Plotting code records
+++

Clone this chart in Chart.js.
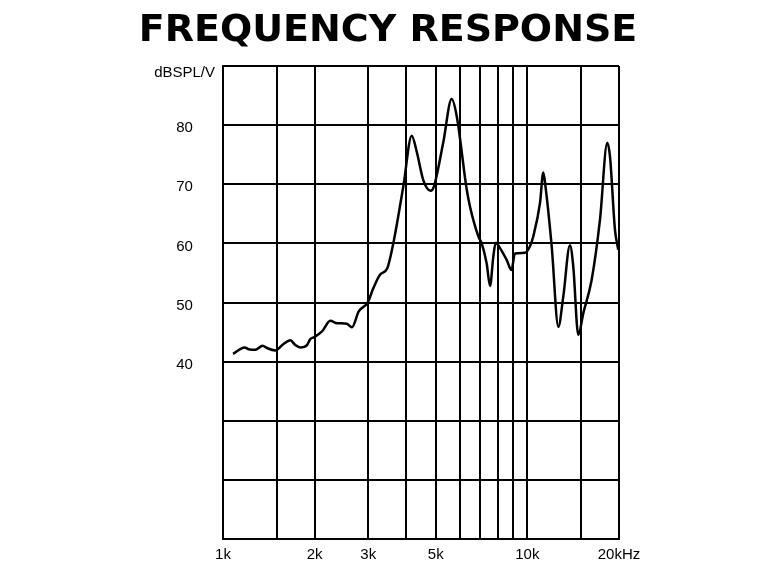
<!DOCTYPE html>
<html>
<head>
<meta charset="utf-8">
<script src="https://cdn.jsdelivr.net/npm/chart.js@4/dist/chart.umd.min.js"></script>
<style>
  html, body { margin: 0; padding: 0; background: #fff; }
  #wrap { width: 770px; height: 573px; }
</style>
</head>
<body>
<div id="wrap"><canvas id="chart" width="770" height="573"></canvas></div>
<script>
// =======================
// DATA
// =======================
const freqHz = [
  1079, 1178, 1215, 1277, 1350, 1395, 1485, 1574, 1664, 1728,
  1795, 1888, 1935, 1986, 2115, 2252, 2369, 2554, 2652, 2792,
  2988, 3117, 3280, 3466, 3627, 3911, 4170, 4330, 4550, 4810,
  4930, 5290, 5640, 5860, 6320, 6480, 6900, 7080, 7350, 7540,
  7730, 7870, 8130, 8550, 8870, 9100, 9820, 10200, 10460, 11000,
  11280, 11470, 12020, 12640, 13120, 13800, 14150, 14700, 15270, 16260,
  17320, 18300, 18680, 19400, 19890
];
const splDb = [
  41.3, 42.4, 42.1, 42.0, 42.7, 42.3, 41.9, 42.9, 43.6, 42.8,
  42.4, 42.8, 43.8, 44.1, 45.1, 46.9, 46.5, 46.4, 45.8, 48.5,
  50.0, 52.4, 54.7, 55.8, 60.0, 69.6, 78.2, 75.5, 70.7, 68.9,
  69.6, 77.0, 84.4, 81.5, 69.1, 66.2, 61.2, 60.0, 56.6, 52.8,
  57.8, 60.1, 59.2, 57.2, 55.5, 58.3, 58.4, 59.5, 61.2, 66.8,
  72.0, 69.6, 59.5, 45.9, 51.0, 59.7, 56.1, 44.5, 48.2, 53.8,
  64.0, 77.0, 74.7, 62.3, 58.9
];

// grid positions and tick labels
const xTickValues = [1000, 1500, 2000, 3000, 4000, 5000, 6000, 7000, 8000, 9000, 10000, 15000, 20000];
const xTickLabels = ['1k', '', '2k', '3k', '', '5k', '', '', '', '', '10k', '', '20kHz'];
const yTickValues = [10, 20, 30, 40, 50, 60, 70, 80, 90];
const yTickLabels = ['', '', '', '40', '50', '60', '70', '80', 'dBSPL/V'];

const points = freqHz.map((f, i) => ({ x: f, y: splDb[i] }));

const FONT = "'Liberation Sans', Arial, sans-serif";

// =======================
// CHART
// =======================
const ctx = document.getElementById('chart').getContext('2d');

new Chart(ctx, {
  type: 'line',
  data: {
    datasets: [{
      data: points,
      borderColor: '#000',
      borderWidth: 2.5,
      pointRadius: 0,
      cubicInterpolationMode: 'monotone',
      fill: false
    }]
  },
  options: {
    responsive: false,
    animation: false,
    layout: {
      padding: { left: 103, right: 97, top: 0, bottom: 2 }
    },
    plugins: {
      legend: { display: false },
      tooltip: { enabled: false },
      title: {
        display: true,
        text: 'FREQUENCY RESPONSE',
        color: '#000',
        font: { family: "'DejaVu Sans', sans-serif", size: 38, weight: 'bold', lineHeight: 1 },
        padding: { top: 12, bottom: 16 }
      }
    },
    scales: {
      x: {
        type: 'logarithmic',
        min: 1000,
        max: 20000,
        afterBuildTicks: (scale) => {
          scale.ticks = xTickValues.map(v => ({ value: v }));
        },
        ticks: {
          autoSkip: false,
          maxRotation: 0,
          padding: 7,
          color: '#000',
          font: { family: FONT, size: 15 },
          callback: (value) => {
            const i = xTickValues.indexOf(value);
            return i >= 0 ? xTickLabels[i] : '';
          }
        },
        grid: { color: '#000', lineWidth: 2, drawTicks: false },
        border: { color: '#000', width: 2 }
      },
      y: {
        min: 10,
        max: 90,
        afterBuildTicks: (scale) => {
          scale.ticks = yTickValues.map(v => ({ value: v }));
        },
        afterFit: (scale) => { scale.width = 120; },
        ticks: {
          autoSkip: false,
          padding: 8,
          crossAlign: 'center',
          color: '#000',
          // labels sit a little below their grid lines (unit label more so)
          font: (c) => ({
            family: FONT,
            size: 15,
            lineHeight: c.index === yTickValues.length - 1 ? 0.93 : 0.4
          }),
          callback: (value) => {
            const i = yTickValues.indexOf(value);
            return i >= 0 && yTickLabels[i] ? ['', yTickLabels[i]] : '';
          }
        },
        grid: { color: '#000', lineWidth: 2, drawTicks: false },
        border: { color: '#000', width: 2 }
      },
      // empty right-hand spacer so the plot keeps its right margin
      yRight: {
        position: 'right',
        min: 10,
        max: 90,
        afterFit: (scale) => { scale.width = 54; },
        ticks: { display: false },
        grid: { display: false, drawOnChartArea: false },
        border: { display: false }
      }
    }
  }
});
</script>
</body>
</html>
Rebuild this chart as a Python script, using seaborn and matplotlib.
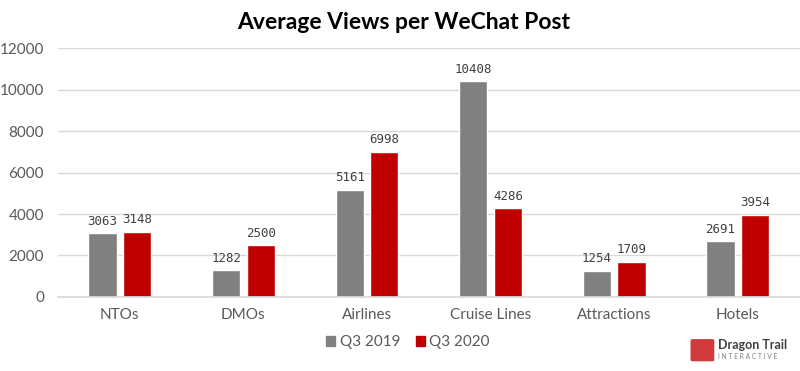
import numpy as np
import pandas as pd
import matplotlib
matplotlib.use("Agg")
import matplotlib.pyplot as plt
import seaborn as sns
from matplotlib.patches import FancyBboxPatch

# Data
categories = ["NTOs", "DMOs", "Airlines", "Cruise Lines", "Attractions", "Hotels"]
q3_2019 = [3063, 1282, 5161, 10408, 1254, 2691]
q3_2020 = [3148, 2500, 6998, 4286, 1709, 3954]
series = ["Q3 2019", "Q3 2020"]
colors = ["#808080", "#C00000"]

df = pd.DataFrame({
    "Category": categories * 2,
    "Period": [series[0]] * len(categories) + [series[1]] * len(categories),
    "Views": q3_2019 + q3_2020,
})

sns.set_theme(style="white")
plt.rcParams["font.family"] = ["Lato", "DejaVu Sans"]

fig = plt.figure(figsize=(8, 3.71), dpi=100)
ax = fig.add_axes([0.0725, 0.1995, 0.927, 0.671])

sns.barplot(data=df, x="Category", y="Views", hue="Period", palette=colors,
            width=0.56, gap=0.18, ax=ax, legend=False, saturation=1)

for cont in ax.containers:
    ax.bar_label(cont, fmt="%d", padding=4, fontsize=9,
                 family="DejaVu Sans Mono", color="#404040")

ax.set_ylim(0, 12000)
ax.set_yticks(range(0, 12001, 2000))
ax.yaxis.grid(True, color="#D9D9D9", linewidth=1)
ax.set_axisbelow(True)
for s in ["top", "right", "left"]:
    ax.spines[s].set_visible(False)
ax.spines["bottom"].set_color("#D9D9D9")
ax.tick_params(axis="both", length=0, labelsize=11, colors="#595959", pad=8)
ax.tick_params(axis="y", pad=10)
ax.set_xlabel("")
ax.set_ylabel("")

fig.text(0.505, 0.94, "Average Views per WeChat Post", ha="center", va="center",
         fontsize=16.5, fontweight="bold", color="black")

# legend
handles = [plt.Rectangle((0, 0), 1, 1, color=c) for c in colors]
fig.legend(handles, series, loc="center", bbox_to_anchor=(0.51, 0.078), ncol=2,
           frameon=False, fontsize=11, handlelength=0.6, handleheight=0.6,
           columnspacing=1.0, handletextpad=0.3, labelcolor="#595959")

# logo
logo = FancyBboxPatch((0.866, 0.03), 0.024, 0.052, boxstyle="round,pad=0.002",
                      transform=fig.transFigure, color="#D03A3A")
fig.patches.append(logo)
fig.text(0.897, 0.07, "Dragon Trail", fontsize=9, fontweight="bold",
         color="#404040", va="center", ha="left")
fig.text(0.897, 0.04, "I N T E R A C T I V E", fontsize=4.8,
         color="#808080", va="center", ha="left")

fig.savefig("out.png", dpi=100)
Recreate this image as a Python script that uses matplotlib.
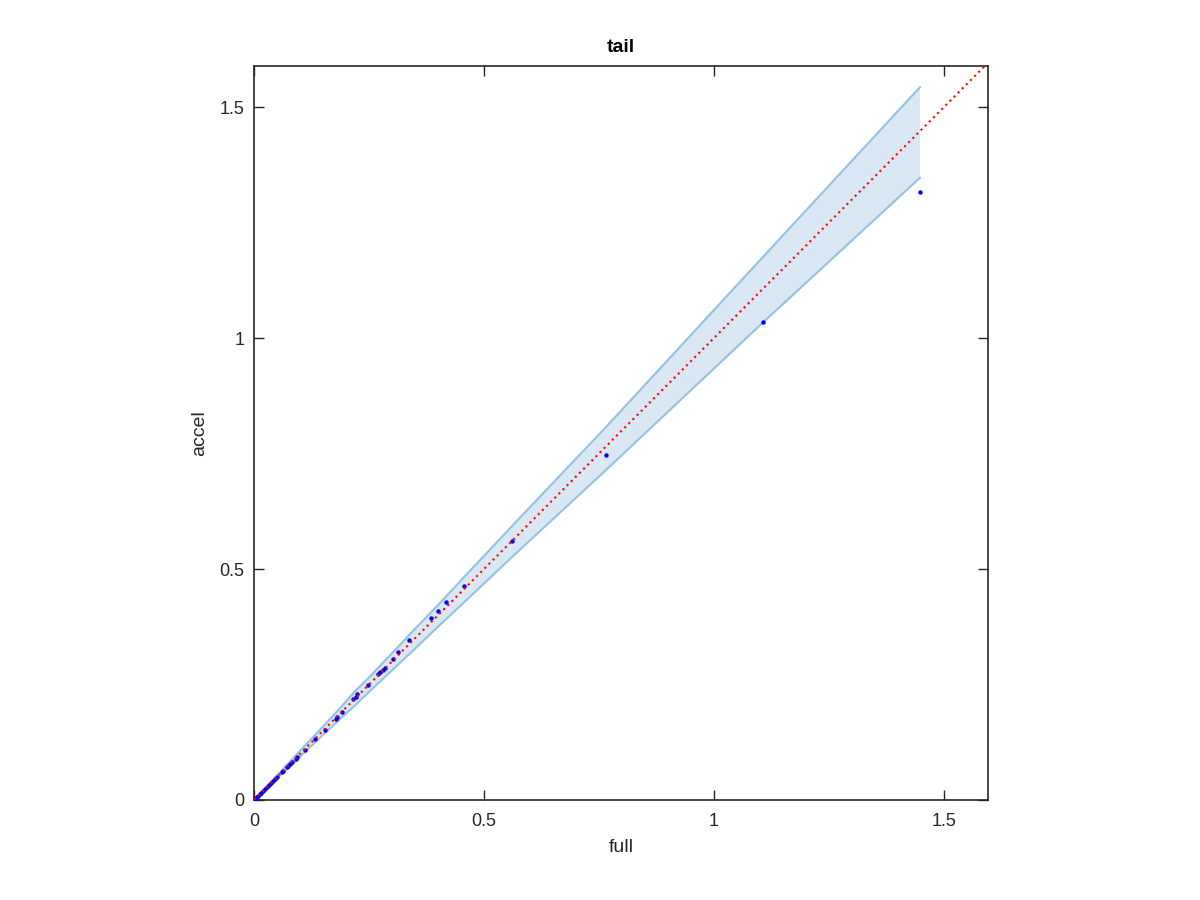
import matplotlib
matplotlib.use("Agg")
import matplotlib.pyplot as plt

# Data points (full vs accel)
full = [1.448, 1.107, 0.765, 0.560, 0.4565, 0.4167, 0.4007, 0.385, 0.3377, 0.313,
        0.303, 0.285, 0.280, 0.275, 0.270, 0.248, 0.225, 0.222, 0.216, 0.191,
        0.181, 0.178, 0.1536, 0.1333, 0.111, 0.0935, 0.0906, 0.082, 0.078, 0.073,
        0.071, 0.062, 0.060, 0.049, 0.045, 0.041, 0.036, 0.032, 0.028, 0.024,
        0.020, 0.016, 0.012, 0.009, 0.006, 0.004, 0.002, 0.001, 0.0]
accel = [1.316, 1.035, 0.747, 0.561, 0.4625, 0.4286, 0.4098, 0.3946, 0.347, 0.3196,
         0.305, 0.285, 0.281, 0.278, 0.273, 0.250, 0.229, 0.224, 0.219, 0.191,
         0.179, 0.175, 0.152, 0.1328, 0.108, 0.0924, 0.0887, 0.0815, 0.078, 0.074,
         0.072, 0.063, 0.060, 0.050, 0.045, 0.041, 0.037, 0.032, 0.028, 0.024,
         0.020, 0.016, 0.012, 0.009, 0.006, 0.004, 0.002, 0.001, 0.0]

# Confidence band
band_x = [0, 0.02, 0.05, 0.08, 0.11, 0.15, 0.19, 0.22, 0.25, 0.28, 0.31, 0.34,
          0.40, 0.46, 0.56, 0.765, 1.107, 1.448]
band_upper = [0, 0.021, 0.053, 0.085, 0.117, 0.159, 0.202, 0.236, 0.265, 0.297,
              0.328, 0.360, 0.422, 0.486, 0.592, 0.807, 1.176, 1.543]
band_lower = [0, 0.019, 0.047, 0.075, 0.103, 0.141, 0.178, 0.205, 0.234, 0.262,
              0.290, 0.318, 0.375, 0.431, 0.525, 0.714, 1.034, 1.347]

# Identity line
ref_x = [0, 1.59]
ref_y = [0, 1.59]

ticks = [0, 0.5, 1, 1.5]
tick_labels = ["0", "0.5", "1", "1.5"]

plt.rcParams['font.family'] = ['Liberation Sans', 'DejaVu Sans']

fig = plt.figure(figsize=(12, 9), dpi=100)
ax = fig.add_axes([254/1200, 100/900, 734/1200, 734/900])

ax.fill_between(band_x, band_lower, band_upper, facecolor='#d9e8f4', edgecolor='none', zorder=1)
ax.plot(band_x, band_upper, color='#92c2e0', lw=1.5, zorder=2)
ax.plot(band_x, band_lower, color='#92c2e0', lw=1.5, zorder=2)

ax.plot(full, accel, 'o', color='blue', markersize=3.2, markeredgewidth=0, zorder=3)
ax.plot(ref_x, ref_y, linestyle=(0, (1.0, 1.8)), color='red', lw=1.5, zorder=4)

ax.set_xlim(0, 1.596)
ax.set_ylim(0, 1.589)
ax.set_xticks(ticks)
ax.set_xticklabels(tick_labels)
ax.set_yticks(ticks)
ax.set_yticklabels(tick_labels)
ax.tick_params(direction='in', length=7, width=1.0, top=True, right=True,
               labelsize=13, colors='#262626')
ax.tick_params(axis='x', pad=9)
ax.tick_params(axis='y', pad=7)
for s in ax.spines.values():
    s.set_color('#262626')
    s.set_linewidth(1.2)

ax.set_xlabel('full', fontsize=14, color='#262626', labelpad=7)
ax.set_ylabel('accel', fontsize=14, color='#262626', labelpad=8)
ax.set_title('tail', fontsize=14, fontweight='bold', color='black', pad=10)

fig.savefig('out.png', dpi=100)
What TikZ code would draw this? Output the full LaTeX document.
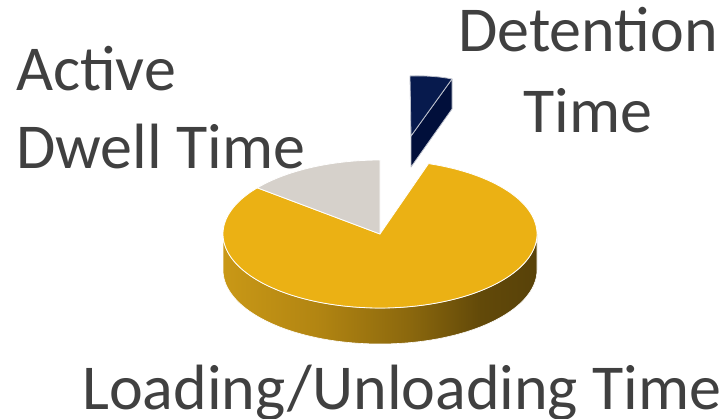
\documentclass[tikz,border=0pt]{standalone}
\usepackage{fontspec}
\setmainfont{Carlito}
\definecolor{txt}{HTML}{404040}
\definecolor{gold}{RGB}{235,177,20}
\definecolor{grayslice}{RGB}{214,209,203}
\definecolor{navytop}{RGB}{7,26,77}
\definecolor{navyside}{RGB}{1,15,59}
\definecolor{edgegray}{RGB}{190,194,205}
\definecolor{s1}{RGB}{201,152,22}
\definecolor{s2}{RGB}{178,133,18}
\definecolor{s3}{RGB}{138,103,13}
\definecolor{s4}{RGB}{98,73,9}
\definecolor{s5}{RGB}{88,66,9}
\pgfdeclarehorizontalshading{sideshade}{100bp}{color(0bp)=(s1); color(25bp)=(s1); color(40bp)=(s2); color(55bp)=(s3); color(66bp)=(s4); color(75bp)=(s5); color(100bp)=(s5)}
\tikzset{
  lbl/.style={text=txt, inner sep=0pt, font=\fontsize{64}{78}\selectfont},
  rim/.style={draw=white, line width=0.8pt, line join=round},
  navyedge/.style={draw=edgegray, line width=0.8pt, line join=round}
}
\begin{document}
\begin{tikzpicture}[x=1pt,y=-1pt]
\useasboundingbox (0,0) rectangle (728,418);
\def\cx{380}\def\cy{234}\def\rx{157}\def\ry{74}\def\dp{36}
\coordinate (C) at (\cx,\cy);
% side of the pie
\path[shading=sideshade, draw=white, line width=0.6pt]
  plot[domain=180:360, samples=80] ({\cx+\rx*cos(\x)},{\cy-\ry*sin(\x)})
  -- plot[domain=360:180, samples=80] ({\cx+\rx*cos(\x)},{\cy+\dp-\ry*sin(\x)}) -- cycle;
% yellow top
\path[fill=gold, rim] (C)
  -- plot[domain=141.4:432, samples=150] ({\cx+\rx*cos(\x)},{\cy-\ry*sin(\x)}) -- cycle;
% gray top
\path[fill=grayslice, rim] (C)
  -- plot[domain=90:141.4, samples=40] ({\cx+\rx*cos(\x)},{\cy-\ry*sin(\x)}) -- cycle;
% exploded detention slice
\coordinate (dA) at (411,136);
\coordinate (dT) at (410,76);
\coordinate (dR) at (452,79);
\coordinate (dRb) at (452,109);
\coordinate (dAb) at (411,167);
\path[fill=navyside, navyedge] (dA) -- (dR) -- (dRb) -- (dAb) -- cycle;
\path[fill=navytop, navyedge] (dA) -- (dT) .. controls (425,75.5) and (440,76.5) .. (dR) -- cycle;
% labels
\node[lbl, anchor=base west] (act1) at (16,90) {Active};
\node[lbl, anchor=base west] (act2) at (16,168) {Dwell Time};
\node[lbl, anchor=base] (det1) at (588,51) {Detention};
\node[lbl, anchor=base] (det2) at (588,132) {Time};
\node[lbl, anchor=base west] (load) at (82,409) {Loading/Unloading Time};
\end{tikzpicture}
\end{document}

+++

» Stated problem:
Give only the count of lines in the data that include the string "this".

» The completed task:
4